Instead of staying in Seattle (or even Chicago, where the character traveled at the end of his previous series), “Frasier” sends our favorite psychiatrist back to Boston, where we first met him haunting the stools over at “Cheers.” But don’t expect an appearance from that iconic bar, nor indeed any of Grammer’s cast members from the original “Frasier.” Instead, writer/developers Chris Harris (“How I Met Your Mother”) and Joe Cristalli (“Life in Pieces”) port over Frasier’s signature bone-dry wit and delusions of grandeur to a show that feels less like “Frasier” and more like, well, “How I Met Your Mother.”
This time around, everyone knows Frasier’s name because he’s spent the last few decades hosting a “Dr. Phil”-esque TV show in Chicago, one which gives him both national renown and personal embarrassment. But after a brief stopover in Beantown in which he reconnects with his son Freddy (Jack Cutmore-Scott), who dropped out of Harvard to become a firefighter, he decides to stay—while reluctantly taking a psych professor job at said university.

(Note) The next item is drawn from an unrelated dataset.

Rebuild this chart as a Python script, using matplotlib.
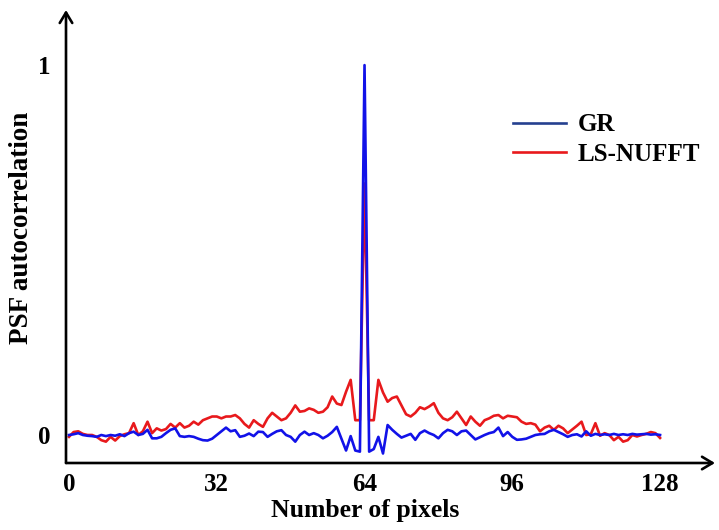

It’s an intriguing remix of the original show’s dynamics: While David Hyde Pierce, Jane Leeves, and the rest are nowhere to be found, the new cast offers old conflicts in new, if less exciting, packaging. Freddy essentially acts as the new Martin, with the generations swapped: Where Frasier turned his nose up at his low-class cop dad, now he scoffs at his son’s insistence on drinking scotch from a plastic handle. Freddy’s friend and roommate, Eve (Jess Salgueiro), is a cross between Roz and Daphne, snarky and helpful in equal measure while also trying to juggle enormous responsibilities as a single woman. And though the show lacks Niles, we have his son David (Anders Keith) as a fussy stand-in, carrying his dad’s prim ineptitude while holding his famous uncle up on a pedestal. (Keith grows into the role as the show progresses, but David still reads more like Sheldon Cooper than Niles.)
Of course, the show’s center remains Frasier himself, and to its credit, “Frasier” keeps his curmudgeonly spirit alive. Shameful as it is to see him ditch the well-tailored suits for a more Casual Friday look, Frasier still feels innately Frasier, softened though he may be by the effects of time. Grammer glides through each scene with the magnetism of a seasoned performer; he’s had a lot of practice playing Frasier Crane, and it’s comforting seeing him on our television screens again.
Unfortunately, the show around him struggles to rise to his level. The remixes of old character dynamics are fun, but they’re like shortcuts to avoid giving Frasier some truly new ground to cover. Freddy’s not nearly as interesting a straight man to Frasier’s fussiness as Martin was, David is simply obnoxious, and Eve floats in the periphery, with little to do—as does Toks Olagundoye’s Olivia, the high-strung university department head whose sharp comic instincts only get to rear their head in a few scant scenes.